> _Dataset rows_:

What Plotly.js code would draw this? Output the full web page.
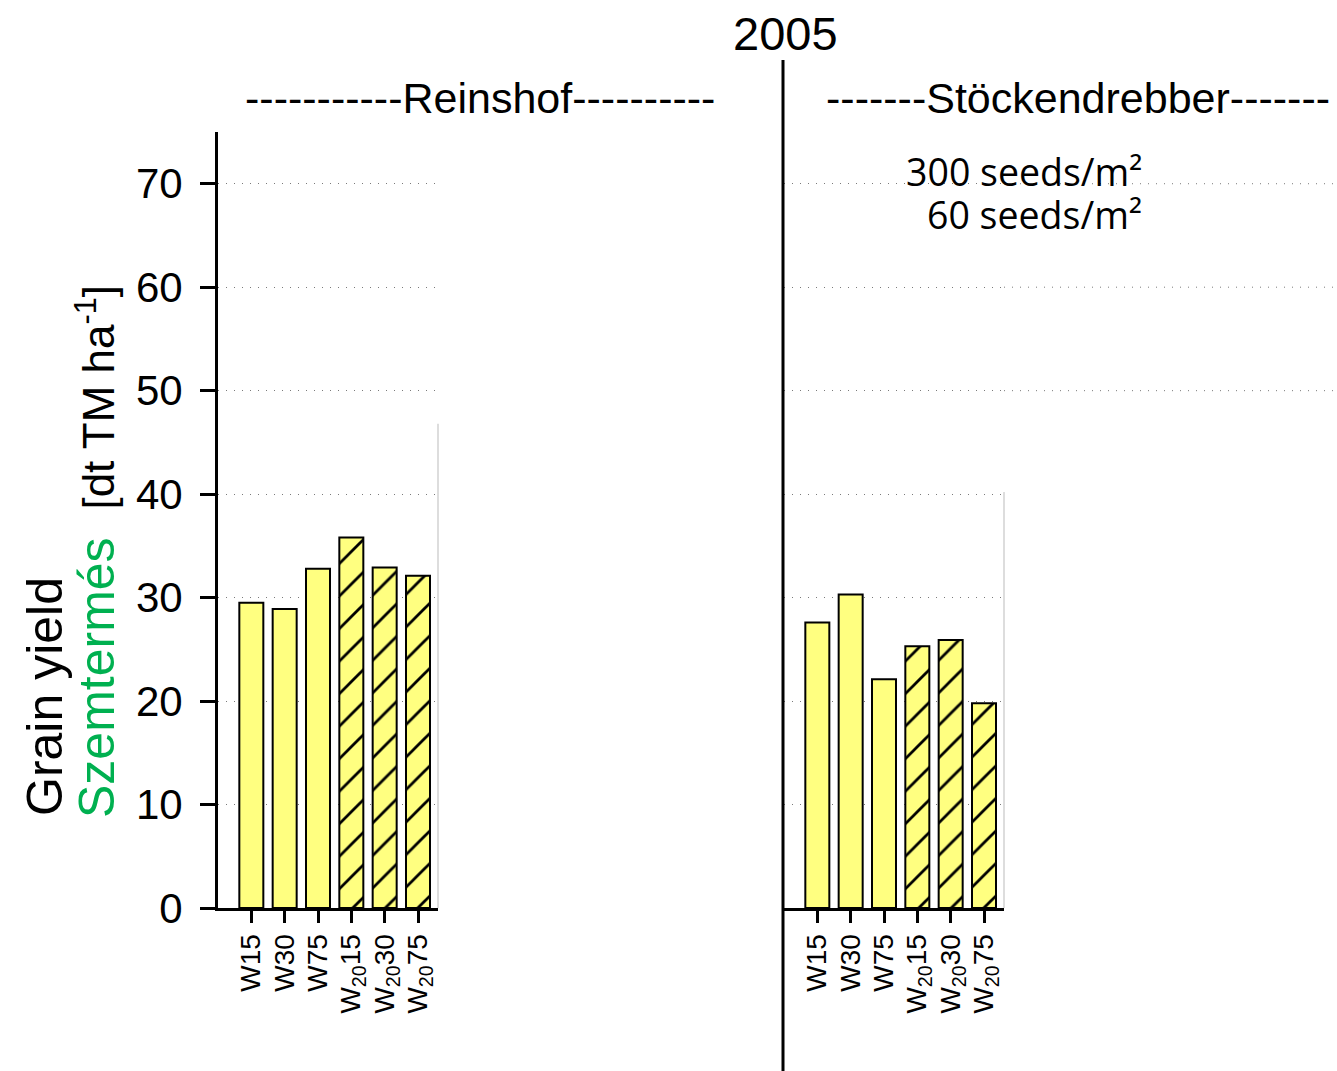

--

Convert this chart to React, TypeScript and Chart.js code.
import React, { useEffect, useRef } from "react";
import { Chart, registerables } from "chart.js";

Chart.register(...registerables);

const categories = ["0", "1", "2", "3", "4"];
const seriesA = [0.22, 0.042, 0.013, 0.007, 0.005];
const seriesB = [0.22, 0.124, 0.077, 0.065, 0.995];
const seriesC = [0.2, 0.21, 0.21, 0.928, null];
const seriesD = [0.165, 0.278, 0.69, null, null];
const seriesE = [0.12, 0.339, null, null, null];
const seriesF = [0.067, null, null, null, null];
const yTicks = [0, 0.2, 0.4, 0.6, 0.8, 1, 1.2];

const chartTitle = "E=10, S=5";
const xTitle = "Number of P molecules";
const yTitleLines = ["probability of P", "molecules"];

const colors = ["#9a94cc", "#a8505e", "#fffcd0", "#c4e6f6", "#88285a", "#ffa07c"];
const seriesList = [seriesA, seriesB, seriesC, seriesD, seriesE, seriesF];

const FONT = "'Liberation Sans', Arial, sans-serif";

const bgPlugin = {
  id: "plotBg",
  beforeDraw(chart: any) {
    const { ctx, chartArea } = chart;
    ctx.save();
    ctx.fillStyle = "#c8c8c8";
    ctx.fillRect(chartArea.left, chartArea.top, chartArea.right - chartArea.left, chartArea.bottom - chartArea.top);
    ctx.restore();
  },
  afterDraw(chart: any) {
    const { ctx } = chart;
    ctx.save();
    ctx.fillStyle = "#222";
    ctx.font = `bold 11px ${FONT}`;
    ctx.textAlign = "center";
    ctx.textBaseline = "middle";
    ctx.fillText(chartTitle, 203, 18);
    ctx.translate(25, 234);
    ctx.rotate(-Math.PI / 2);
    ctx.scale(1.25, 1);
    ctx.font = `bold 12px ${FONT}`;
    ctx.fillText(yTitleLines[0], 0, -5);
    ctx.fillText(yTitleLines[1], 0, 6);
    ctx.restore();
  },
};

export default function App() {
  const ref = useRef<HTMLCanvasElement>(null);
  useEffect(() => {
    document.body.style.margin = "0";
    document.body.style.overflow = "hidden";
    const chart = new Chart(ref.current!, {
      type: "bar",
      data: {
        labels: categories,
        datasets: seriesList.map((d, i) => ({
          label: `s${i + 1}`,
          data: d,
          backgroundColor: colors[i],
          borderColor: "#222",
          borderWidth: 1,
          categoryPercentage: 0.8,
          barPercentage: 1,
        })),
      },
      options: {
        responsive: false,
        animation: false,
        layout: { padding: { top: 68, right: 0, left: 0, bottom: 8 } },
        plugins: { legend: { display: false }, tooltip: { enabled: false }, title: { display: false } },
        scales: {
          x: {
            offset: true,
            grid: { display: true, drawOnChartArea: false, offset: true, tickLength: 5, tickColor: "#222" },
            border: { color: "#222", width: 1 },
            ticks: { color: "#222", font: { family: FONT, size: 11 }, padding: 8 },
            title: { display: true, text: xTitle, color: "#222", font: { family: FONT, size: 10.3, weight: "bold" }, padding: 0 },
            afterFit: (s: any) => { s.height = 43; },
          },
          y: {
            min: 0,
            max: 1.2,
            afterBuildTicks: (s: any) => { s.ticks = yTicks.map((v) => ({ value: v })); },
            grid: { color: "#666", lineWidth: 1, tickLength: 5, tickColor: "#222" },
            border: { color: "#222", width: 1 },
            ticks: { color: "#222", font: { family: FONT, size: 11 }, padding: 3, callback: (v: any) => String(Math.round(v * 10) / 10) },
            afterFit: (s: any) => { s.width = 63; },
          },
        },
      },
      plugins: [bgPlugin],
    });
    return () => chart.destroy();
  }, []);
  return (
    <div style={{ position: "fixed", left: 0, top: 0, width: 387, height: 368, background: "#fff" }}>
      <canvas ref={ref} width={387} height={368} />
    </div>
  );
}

==

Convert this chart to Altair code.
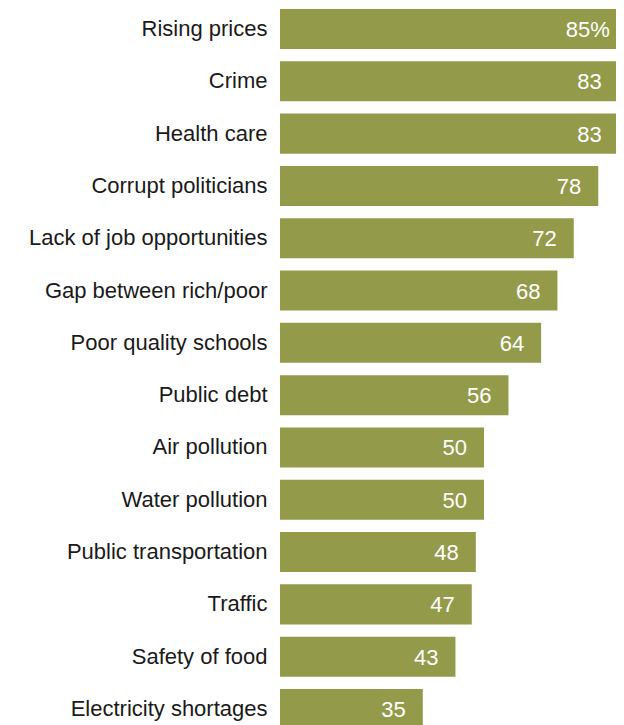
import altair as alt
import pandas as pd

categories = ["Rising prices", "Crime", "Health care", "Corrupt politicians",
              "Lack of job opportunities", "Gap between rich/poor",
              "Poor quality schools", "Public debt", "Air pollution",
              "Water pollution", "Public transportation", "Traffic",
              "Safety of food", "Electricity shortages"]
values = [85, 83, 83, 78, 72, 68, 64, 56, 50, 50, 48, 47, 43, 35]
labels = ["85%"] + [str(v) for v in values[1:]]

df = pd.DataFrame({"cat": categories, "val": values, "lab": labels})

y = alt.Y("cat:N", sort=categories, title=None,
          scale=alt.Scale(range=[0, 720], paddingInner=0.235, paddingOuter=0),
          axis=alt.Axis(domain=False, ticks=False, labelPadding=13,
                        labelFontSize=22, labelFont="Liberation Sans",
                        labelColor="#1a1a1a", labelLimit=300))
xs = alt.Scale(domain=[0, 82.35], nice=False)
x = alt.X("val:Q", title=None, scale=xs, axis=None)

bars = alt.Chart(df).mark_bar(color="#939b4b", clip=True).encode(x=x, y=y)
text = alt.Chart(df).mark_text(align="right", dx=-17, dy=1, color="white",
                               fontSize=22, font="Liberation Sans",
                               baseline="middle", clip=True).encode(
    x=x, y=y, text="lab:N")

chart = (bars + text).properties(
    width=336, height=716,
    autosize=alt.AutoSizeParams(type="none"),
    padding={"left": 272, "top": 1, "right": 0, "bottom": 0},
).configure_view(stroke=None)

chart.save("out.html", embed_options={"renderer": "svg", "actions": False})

> _Directive_:
Pull every line containing "Convert" out of the records.

> _Response_:
Convert this chart to React, TypeScript and Chart.js code.
Convert this chart to Altair code.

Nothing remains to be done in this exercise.